I grew up in a city that comedian Steve Martin once called “the armpit of the nation.” Anyone I meet who has ever passed through Terre Haute, Indiana, almost always comments, “Oh yea – I’ve been through there – it smells funny.”
As a kid, I had no idea that others considered my hometown as something less than idyllic. I thought that every city was crisscrossed by countless railroad tracks and was dotted with factories that spewed forth mysterious, strange-smelling smoke.
As a matter of fact, I enjoyed growing up in Terre Haute. I was proud that three colleges were located in my hometown and that my father worked at the largest of them – Indiana State University. I was proud of our good high school basketball teams and I loved my neighborhood, the parks I played in, the friends I played with, and the schools I attended.
As I became a teenager, I realized that the grass might indeed be greener beyond the borders of Terre Haute and I began planning my evacuation of the chilly Midwest. I longed to live in a place where my nostrils wouldn’t freeze shut every time I went outside in the winter. A place where I could hit tennis balls all year round without donning seven layers of arctic apparel. A place that didn’t smell so strange and where I could perhaps even drive across town without getting delayed by at least one train.
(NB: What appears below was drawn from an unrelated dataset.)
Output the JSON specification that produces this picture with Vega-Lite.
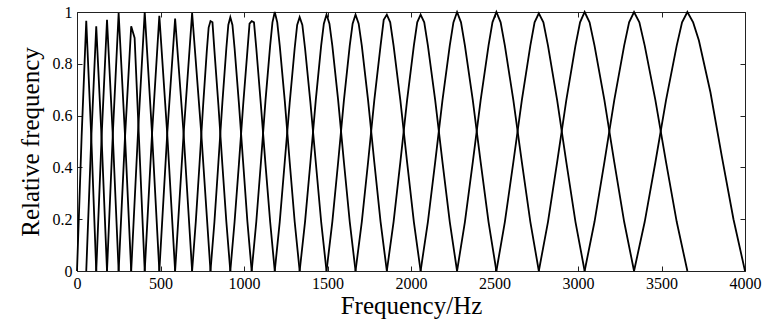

So I went off to college in the sunny South, discovering the wonder of 60-degree December days and embracing the gracious nuances of life in this part of the country.
When I go back to visit Terre Haute now, I actually don’t pay much attention to the railroad crossings or funny smells in the air. I drive by the house I grew up in and I’m carried back to all those hours I spent playing freeze tag in the side yard and hitting tennis balls against the garage door. I go by Deming Park and remember sledding down those big, snowy hills. I love to eat the tomatoes and corn that just taste better because they came from Hoosier gardens.
It would be more impressive, I suppose, to say I was born in Beverly Hills or Aspen or Cape Cod, but I wasn’t. And that’s okay, because the fact is, where we come from doesn’t matter nearly as much as where we are now … or where we end up.
Abraham Lincoln was born in a tiny, primitive log cabin in the wilderness. I read that Winston Churchill was born in a ladies’ room during a dance. Not exactly glamorous beginnings for two of history’s greatest leaders.
And consider Jesus — born in a stable and raised in Nazareth, a town that sounds like it might have been the Terre Haute of Israel. In fact, the Bible records that when Nathaniel first heard about Jesus, his comment was, “Can anything good come from Nazareth?” Perhaps that’s why Jesus talked about fresh beginnings, clean starts, and new identities.
If you’re less than proud of where you’ve come from or the roads you’ve traveled in life, take heart — your past doesn’t have to determine your destiny. Your hometown may have been dingy, your family dysfunctional and your path destructive, but Jesus loves to make all things brand new. And brand new is only a prayer away.
Therefore, if anyone is in Christ, he is a new creation; the old has gone, the new has come! (2 Corinthians 5:17).